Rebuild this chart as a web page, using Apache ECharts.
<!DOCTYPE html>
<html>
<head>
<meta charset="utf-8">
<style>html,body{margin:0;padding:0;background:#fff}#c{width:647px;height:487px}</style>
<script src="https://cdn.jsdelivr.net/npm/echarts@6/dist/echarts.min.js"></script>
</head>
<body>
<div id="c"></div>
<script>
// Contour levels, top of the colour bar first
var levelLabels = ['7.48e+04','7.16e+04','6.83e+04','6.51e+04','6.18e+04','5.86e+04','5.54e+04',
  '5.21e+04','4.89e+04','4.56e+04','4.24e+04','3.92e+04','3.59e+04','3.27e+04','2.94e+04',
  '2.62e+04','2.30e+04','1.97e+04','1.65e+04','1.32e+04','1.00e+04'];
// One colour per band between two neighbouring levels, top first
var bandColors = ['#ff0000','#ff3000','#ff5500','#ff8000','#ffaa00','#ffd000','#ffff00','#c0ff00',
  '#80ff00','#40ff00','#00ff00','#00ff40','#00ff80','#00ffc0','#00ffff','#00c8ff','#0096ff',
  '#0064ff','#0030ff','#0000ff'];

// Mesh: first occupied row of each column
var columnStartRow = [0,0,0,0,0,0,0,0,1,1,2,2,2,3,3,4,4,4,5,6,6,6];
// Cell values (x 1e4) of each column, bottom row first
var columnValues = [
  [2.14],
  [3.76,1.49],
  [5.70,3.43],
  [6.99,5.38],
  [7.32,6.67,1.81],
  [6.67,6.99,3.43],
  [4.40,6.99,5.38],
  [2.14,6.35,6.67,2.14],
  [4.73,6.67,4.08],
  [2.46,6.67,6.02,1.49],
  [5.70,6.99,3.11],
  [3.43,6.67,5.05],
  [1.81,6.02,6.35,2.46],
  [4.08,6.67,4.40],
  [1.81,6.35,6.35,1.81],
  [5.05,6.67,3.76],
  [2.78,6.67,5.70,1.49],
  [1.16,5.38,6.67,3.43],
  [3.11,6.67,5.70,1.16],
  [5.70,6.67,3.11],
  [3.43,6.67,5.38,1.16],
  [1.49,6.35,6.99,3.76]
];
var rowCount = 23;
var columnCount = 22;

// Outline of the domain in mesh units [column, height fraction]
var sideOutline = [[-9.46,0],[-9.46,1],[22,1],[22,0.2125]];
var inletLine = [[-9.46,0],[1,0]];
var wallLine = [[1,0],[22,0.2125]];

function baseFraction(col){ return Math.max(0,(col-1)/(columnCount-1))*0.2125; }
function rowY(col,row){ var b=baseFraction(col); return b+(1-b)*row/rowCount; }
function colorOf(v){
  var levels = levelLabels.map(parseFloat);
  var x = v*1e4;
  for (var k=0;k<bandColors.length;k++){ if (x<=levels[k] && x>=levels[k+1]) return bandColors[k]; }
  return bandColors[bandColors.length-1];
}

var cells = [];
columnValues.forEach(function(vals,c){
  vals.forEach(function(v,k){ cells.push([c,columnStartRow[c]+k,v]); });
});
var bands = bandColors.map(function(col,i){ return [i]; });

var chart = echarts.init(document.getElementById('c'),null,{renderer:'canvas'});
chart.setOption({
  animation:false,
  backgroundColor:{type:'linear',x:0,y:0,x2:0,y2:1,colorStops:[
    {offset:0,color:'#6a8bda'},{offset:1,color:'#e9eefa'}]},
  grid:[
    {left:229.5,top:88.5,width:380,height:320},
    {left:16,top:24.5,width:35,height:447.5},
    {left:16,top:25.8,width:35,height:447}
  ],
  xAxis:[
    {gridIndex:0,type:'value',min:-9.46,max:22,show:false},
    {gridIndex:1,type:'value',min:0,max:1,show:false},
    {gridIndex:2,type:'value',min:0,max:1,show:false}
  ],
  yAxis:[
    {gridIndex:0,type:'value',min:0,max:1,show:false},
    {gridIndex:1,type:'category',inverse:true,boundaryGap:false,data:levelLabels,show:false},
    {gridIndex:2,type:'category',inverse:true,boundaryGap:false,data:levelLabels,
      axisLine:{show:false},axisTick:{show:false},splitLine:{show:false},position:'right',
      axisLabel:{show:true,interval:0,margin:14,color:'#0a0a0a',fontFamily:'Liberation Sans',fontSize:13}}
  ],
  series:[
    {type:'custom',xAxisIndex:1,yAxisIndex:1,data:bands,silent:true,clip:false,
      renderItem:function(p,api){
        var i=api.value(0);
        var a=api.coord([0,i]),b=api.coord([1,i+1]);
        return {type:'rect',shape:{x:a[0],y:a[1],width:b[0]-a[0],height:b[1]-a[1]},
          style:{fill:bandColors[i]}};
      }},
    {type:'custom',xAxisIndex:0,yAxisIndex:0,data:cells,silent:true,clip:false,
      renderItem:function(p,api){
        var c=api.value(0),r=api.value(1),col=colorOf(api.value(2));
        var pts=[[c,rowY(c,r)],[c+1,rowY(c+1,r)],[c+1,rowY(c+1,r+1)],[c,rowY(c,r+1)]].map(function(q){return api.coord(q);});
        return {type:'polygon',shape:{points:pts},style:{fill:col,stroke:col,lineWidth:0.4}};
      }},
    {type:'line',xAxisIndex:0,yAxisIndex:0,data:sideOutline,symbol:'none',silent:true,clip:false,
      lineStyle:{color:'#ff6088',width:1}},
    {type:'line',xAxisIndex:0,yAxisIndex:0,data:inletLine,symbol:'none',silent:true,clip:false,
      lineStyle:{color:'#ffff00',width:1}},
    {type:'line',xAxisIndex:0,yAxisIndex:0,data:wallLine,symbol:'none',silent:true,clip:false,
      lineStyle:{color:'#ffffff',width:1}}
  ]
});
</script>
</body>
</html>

==

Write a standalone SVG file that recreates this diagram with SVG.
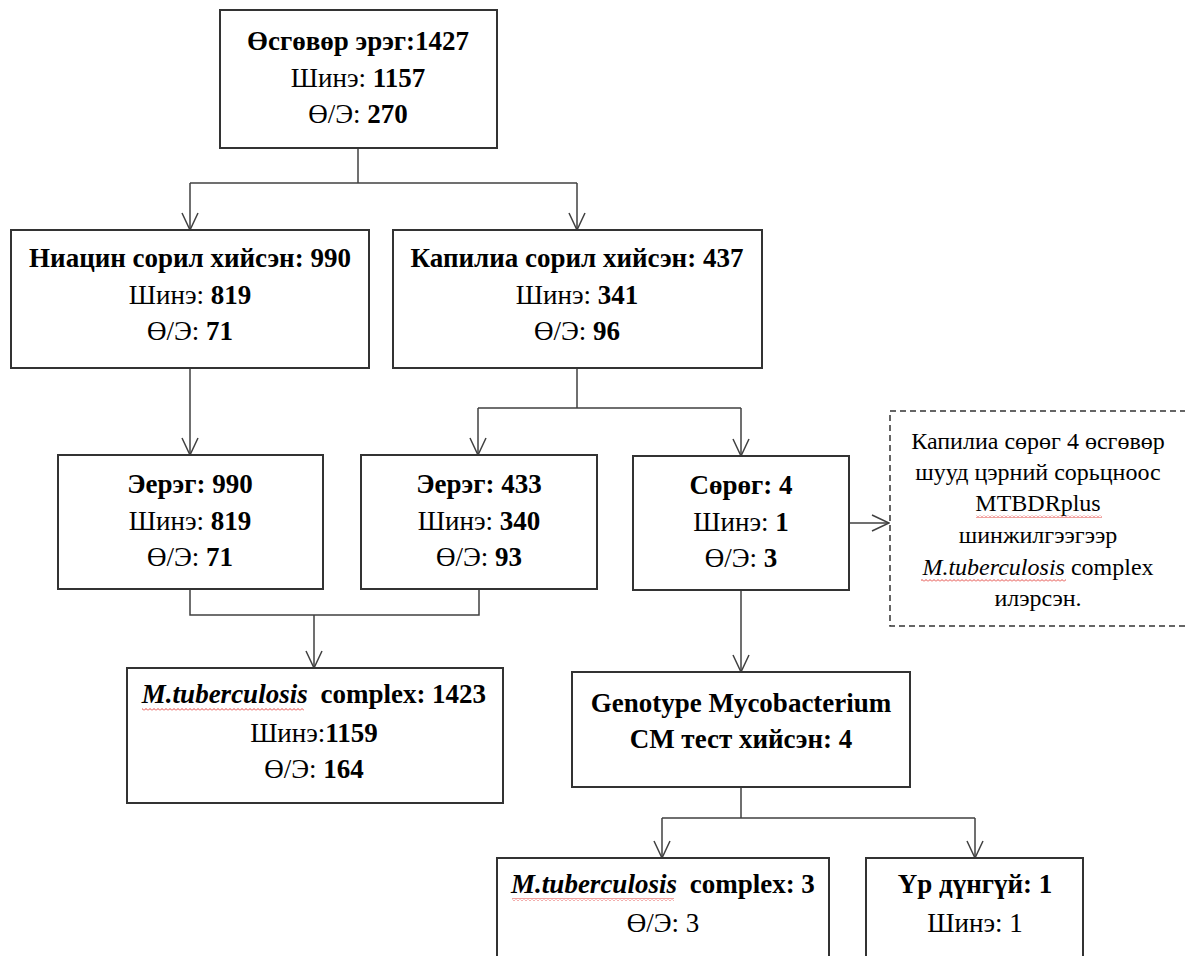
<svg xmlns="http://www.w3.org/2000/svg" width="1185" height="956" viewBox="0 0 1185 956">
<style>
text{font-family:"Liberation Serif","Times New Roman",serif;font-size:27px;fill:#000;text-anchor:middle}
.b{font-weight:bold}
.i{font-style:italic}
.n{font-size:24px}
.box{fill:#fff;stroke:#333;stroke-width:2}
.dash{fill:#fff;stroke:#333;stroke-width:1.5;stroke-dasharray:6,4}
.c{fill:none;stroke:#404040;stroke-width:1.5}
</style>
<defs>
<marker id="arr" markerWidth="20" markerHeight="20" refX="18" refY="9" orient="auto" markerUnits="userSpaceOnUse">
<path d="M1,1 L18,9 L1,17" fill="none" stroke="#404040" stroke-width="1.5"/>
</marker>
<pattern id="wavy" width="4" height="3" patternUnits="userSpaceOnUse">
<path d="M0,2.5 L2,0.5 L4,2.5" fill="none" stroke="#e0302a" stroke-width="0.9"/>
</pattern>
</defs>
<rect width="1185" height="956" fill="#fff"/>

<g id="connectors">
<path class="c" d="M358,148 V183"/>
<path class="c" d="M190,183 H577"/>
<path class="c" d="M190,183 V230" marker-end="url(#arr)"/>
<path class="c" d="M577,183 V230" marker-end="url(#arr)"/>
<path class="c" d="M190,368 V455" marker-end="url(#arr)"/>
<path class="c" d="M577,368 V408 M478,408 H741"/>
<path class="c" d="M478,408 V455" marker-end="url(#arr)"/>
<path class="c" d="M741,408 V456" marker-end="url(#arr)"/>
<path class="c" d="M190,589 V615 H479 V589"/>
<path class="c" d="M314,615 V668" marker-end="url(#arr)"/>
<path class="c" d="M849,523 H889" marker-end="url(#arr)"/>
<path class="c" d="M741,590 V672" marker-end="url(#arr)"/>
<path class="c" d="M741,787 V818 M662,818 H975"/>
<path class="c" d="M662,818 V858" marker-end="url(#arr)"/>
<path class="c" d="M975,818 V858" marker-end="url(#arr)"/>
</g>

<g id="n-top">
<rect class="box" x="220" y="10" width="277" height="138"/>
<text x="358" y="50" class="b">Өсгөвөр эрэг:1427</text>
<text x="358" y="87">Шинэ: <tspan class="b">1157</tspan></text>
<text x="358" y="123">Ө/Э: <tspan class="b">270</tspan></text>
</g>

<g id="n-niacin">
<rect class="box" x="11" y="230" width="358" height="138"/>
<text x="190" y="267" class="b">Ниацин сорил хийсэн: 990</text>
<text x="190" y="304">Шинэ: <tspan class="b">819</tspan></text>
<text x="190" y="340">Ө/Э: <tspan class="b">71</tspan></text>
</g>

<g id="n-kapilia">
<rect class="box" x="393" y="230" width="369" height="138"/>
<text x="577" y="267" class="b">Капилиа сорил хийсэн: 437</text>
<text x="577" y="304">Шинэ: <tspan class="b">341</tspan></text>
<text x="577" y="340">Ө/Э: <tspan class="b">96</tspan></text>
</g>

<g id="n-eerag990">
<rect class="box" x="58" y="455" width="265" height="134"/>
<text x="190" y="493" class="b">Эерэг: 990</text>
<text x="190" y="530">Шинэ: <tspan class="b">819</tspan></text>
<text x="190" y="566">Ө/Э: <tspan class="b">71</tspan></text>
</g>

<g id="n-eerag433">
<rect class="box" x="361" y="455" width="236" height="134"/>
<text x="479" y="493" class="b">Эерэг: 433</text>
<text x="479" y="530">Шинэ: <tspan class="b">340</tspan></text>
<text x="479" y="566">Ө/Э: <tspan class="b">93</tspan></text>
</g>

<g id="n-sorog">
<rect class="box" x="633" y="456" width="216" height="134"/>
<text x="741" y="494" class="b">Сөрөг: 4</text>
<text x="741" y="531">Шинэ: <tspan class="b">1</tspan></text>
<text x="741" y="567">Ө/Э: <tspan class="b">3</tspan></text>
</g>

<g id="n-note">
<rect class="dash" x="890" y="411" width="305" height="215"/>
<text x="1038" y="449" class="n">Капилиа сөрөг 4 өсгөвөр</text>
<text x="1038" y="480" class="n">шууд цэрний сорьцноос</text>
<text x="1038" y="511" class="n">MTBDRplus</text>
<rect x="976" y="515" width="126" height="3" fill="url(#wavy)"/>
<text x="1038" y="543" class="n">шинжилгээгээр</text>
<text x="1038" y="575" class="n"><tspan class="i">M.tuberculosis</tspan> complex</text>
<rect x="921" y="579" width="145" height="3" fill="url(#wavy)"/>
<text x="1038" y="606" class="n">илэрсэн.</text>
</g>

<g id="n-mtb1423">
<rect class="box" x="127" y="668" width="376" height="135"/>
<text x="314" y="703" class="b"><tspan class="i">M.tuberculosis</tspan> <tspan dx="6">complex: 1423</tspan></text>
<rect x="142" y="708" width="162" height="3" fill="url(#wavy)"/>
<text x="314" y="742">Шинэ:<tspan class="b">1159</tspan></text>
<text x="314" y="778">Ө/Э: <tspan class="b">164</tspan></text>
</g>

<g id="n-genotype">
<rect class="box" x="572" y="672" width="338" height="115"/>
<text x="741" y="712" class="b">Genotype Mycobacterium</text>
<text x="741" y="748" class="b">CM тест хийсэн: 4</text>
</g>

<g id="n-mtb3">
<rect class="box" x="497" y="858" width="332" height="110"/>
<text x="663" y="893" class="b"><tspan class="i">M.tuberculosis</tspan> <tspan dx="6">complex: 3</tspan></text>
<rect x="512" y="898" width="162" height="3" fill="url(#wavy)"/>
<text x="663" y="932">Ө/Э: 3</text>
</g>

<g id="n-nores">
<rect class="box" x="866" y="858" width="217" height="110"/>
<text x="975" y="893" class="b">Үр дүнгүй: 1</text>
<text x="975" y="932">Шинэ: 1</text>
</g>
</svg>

Required work: Only the lines from the one containing "Rebuild this chart" to the one containing "var wallLine = [[1,0],[22,0.2125]];" are to be printed, both ends included, exactly as written.

Result of this task:
Rebuild this chart as a web page, using Apache ECharts.
<!DOCTYPE html>
<html>
<head>
<meta charset="utf-8">
<style>html,body{margin:0;padding:0;background:#fff}#c{width:647px;height:487px}</style>
<script src="https://cdn.jsdelivr.net/npm/echarts@6/dist/echarts.min.js"></script>
</head>
<body>
<div id="c"></div>
<script>
// Contour levels, top of the colour bar first
var levelLabels = ['7.48e+04','7.16e+04','6.83e+04','6.51e+04','6.18e+04','5.86e+04','5.54e+04',
  '5.21e+04','4.89e+04','4.56e+04','4.24e+04','3.92e+04','3.59e+04','3.27e+04','2.94e+04',
  '2.62e+04','2.30e+04','1.97e+04','1.65e+04','1.32e+04','1.00e+04'];
// One colour per band between two neighbouring levels, top first
var bandColors = ['#ff0000','#ff3000','#ff5500','#ff8000','#ffaa00','#ffd000','#ffff00','#c0ff00',
  '#80ff00','#40ff00','#00ff00','#00ff40','#00ff80','#00ffc0','#00ffff','#00c8ff','#0096ff',
  '#0064ff','#0030ff','#0000ff'];

// Mesh: first occupied row of each column
var columnStartRow = [0,0,0,0,0,0,0,0,1,1,2,2,2,3,3,4,4,4,5,6,6,6];
// Cell values (x 1e4) of each column, bottom row first
var columnValues = [
  [2.14],
  [3.76,1.49],
  [5.70,3.43],
  [6.99,5.38],
  [7.32,6.67,1.81],
  [6.67,6.99,3.43],
  [4.40,6.99,5.38],
  [2.14,6.35,6.67,2.14],
  [4.73,6.67,4.08],
  [2.46,6.67,6.02,1.49],
  [5.70,6.99,3.11],
  [3.43,6.67,5.05],
  [1.81,6.02,6.35,2.46],
  [4.08,6.67,4.40],
  [1.81,6.35,6.35,1.81],
  [5.05,6.67,3.76],
  [2.78,6.67,5.70,1.49],
  [1.16,5.38,6.67,3.43],
  [3.11,6.67,5.70,1.16],
  [5.70,6.67,3.11],
  [3.43,6.67,5.38,1.16],
  [1.49,6.35,6.99,3.76]
];
var rowCount = 23;
var columnCount = 22;

// Outline of the domain in mesh units [column, height fraction]
var sideOutline = [[-9.46,0],[-9.46,1],[22,1],[22,0.2125]];
var inletLine = [[-9.46,0],[1,0]];
var wallLine = [[1,0],[22,0.2125]];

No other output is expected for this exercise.